Keselowski had mixed emotions when he talked about what happened on the last lap.

“I was really proud how we were racing each other,” Keselowski said after the race.

Keselowski also added that, “He was holding me tight and getting me a little loose which was cool. I was rubbing on him a little bit. It was just great racing.”

It wasn’t long before the truth came out, and Keselowski didn’t hold back when he said that, “I figured out a way to beat him. He wasn’t happy with me, so he wrecked me.”

Keselowski who was obviously not happy added that, “Wrecking down the straightaway is never cool whether it’s at 200 mph or 120. I’m sorry that’s the way it had to end.”

So here we are back at square one again, and what we have here is two drivers who both feel the other was in the wrong.

Edwards saying had Keselowski not bumped him earlier on the final lap, he would have never been in a position to win.

"I just couldn't let him take the win from me. That's my job, to win the race. My guys work way too hard for that,” said Edwards.

Keselowski on the other hand felt that Edwards’s actions were intentional, and since he was on the receiving end it only makes sense that he would feel this way.

"He turned left into me and wrecked me on purpose," said Keselowski.

Keselowski also added that, "I gave him the lane, and he still wrecked me.” The outcome of the race has already been decided, and NASCAR credited the final-lap crash to hard racing.

"I think at the last lap there was a lot of hard racing going on," said Nationwide Series director Joe Balash. "There was some movement on the racetrack. It was a tough finish for a really great race.”

Pandora’s Box has once again been opened, with most of the hate being spewed at Edwards for his controversial win.

On one side of the spectrum you have the fans who feel his actions are justified, and why put the blame on a driver who was only doing what he gets paid to do, win races.

After all, this is the type of racing that NASCAR was built on, and all you have to do is look back to the pioneers of the sport and realize they also played for keeps.

There is a lot of truth that went into this statement at the beginning of the season, “There's an age old saying that in NASCAR, if you ain't rubbing, you ain't racing,” NASCAR President Mike Helton claimed.

Helton also added that, “I think that's what the NASCAR fan and NASCAR stakeholders all bought into and all expect.”

Now that the age old saying has finally come into play, look around at all the negative responses because two drivers have decided to play bumper cars at 200 mile per hour.

Of course with that said, there are the fans who feel Edwards should be parked, kicked out of the sport, and some have gone to great lengths to call him a thug, along with putting him in the same class as a mafia hit man, while using his car as a weapon.

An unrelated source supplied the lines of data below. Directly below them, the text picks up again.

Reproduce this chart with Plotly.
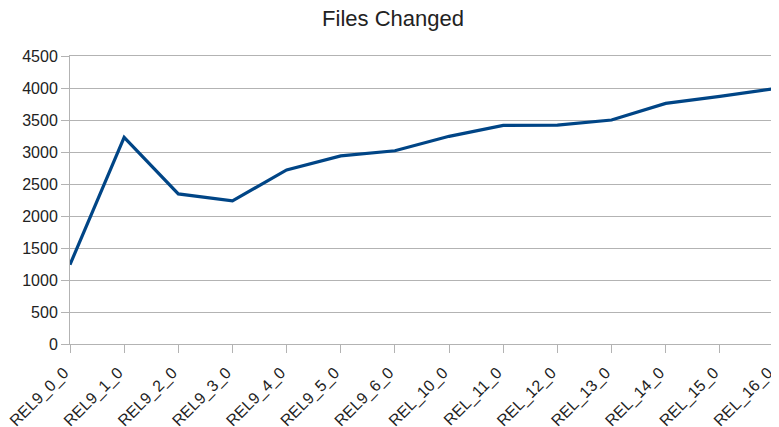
import plotly.graph_objects as go

releases = ["REL9_0_0", "REL9_1_0", "REL9_2_0", "REL9_3_0", "REL9_4_0", "REL9_5_0",
            "REL9_6_0", "REL_10_0", "REL_11_0", "REL_12_0", "REL_13_0", "REL_14_0",
            "REL_15_0", "REL_16_0"]
files_changed = [1240, 3230, 2345, 2235, 2720, 2940, 3020, 3245, 3415, 3420, 3500, 3760, 3870, 3990]
y_ticks = [0, 500, 1000, 1500, 2000, 2500, 3000, 3500, 4000, 4500]

fig = go.Figure(go.Scatter(
    x=releases, y=files_changed, mode="lines",
    line=dict(color="#004586", width=3.2),
    showlegend=False,
))

# page body adds an 8px offset, so the figure is sized to the visible area
fig.update_layout(
    width=771, height=419,
    margin=dict(l=62, r=5, t=48, b=83, autoexpand=False),
    paper_bgcolor="white", plot_bgcolor="white",
    font=dict(family="Liberation Sans, Arial, sans-serif", size=16, color="#222222"),
    title=dict(text="Files Changed", x=0.4994, xanchor="center", y=0.975, yanchor="middle",
               font=dict(size=22, color="#222222")),
)
fig.update_xaxes(
    type="category", range=[0, len(releases) - 1], automargin=False,
    tickangle=-45, ticks="outside", ticklen=8, tickcolor="#b3b3b3",
    ticklabelshift=-6, ticklabelstandoff=4,
    showgrid=False, showline=True, linecolor="#b3b3b3", linewidth=1, mirror=True,
    tickfont=dict(size=16),
)
fig.update_yaxes(
    range=[0, 4500], tickvals=y_ticks, automargin=False,
    ticks="outside", ticklen=8, tickcolor="#b3b3b3",
    showgrid=True, gridcolor="#b3b3b3", gridwidth=1,
    showline=True, linecolor="#b3b3b3", linewidth=1, mirror=True,
    zeroline=False, tickfont=dict(size=16),
)

fig.write_html("out.html")
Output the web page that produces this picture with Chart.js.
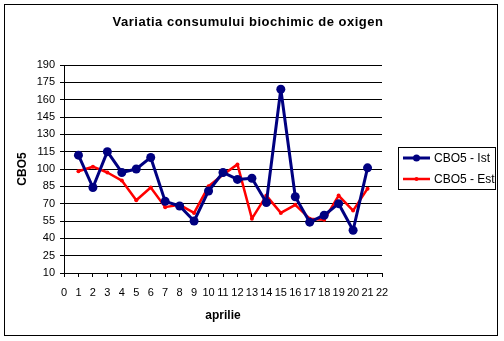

Think back to February, and wasn’t it Keselowski who said, "I am not afraid to fight, or afraid of anyone. Carl Edwards seems to be a pretty tough guy. But, in my car I weigh 3500 pounds, and with that, I can kick some ass."

How quickly we forget that it was Keselowski who first opened the box, and now that his competitor takes matters into his hands the same way Keselowski did, a red flag goes up and the fans want action.

What happened on Saturday is guaranteed to happen again whether it involves Edwards and Keselowski again, or another set of drivers.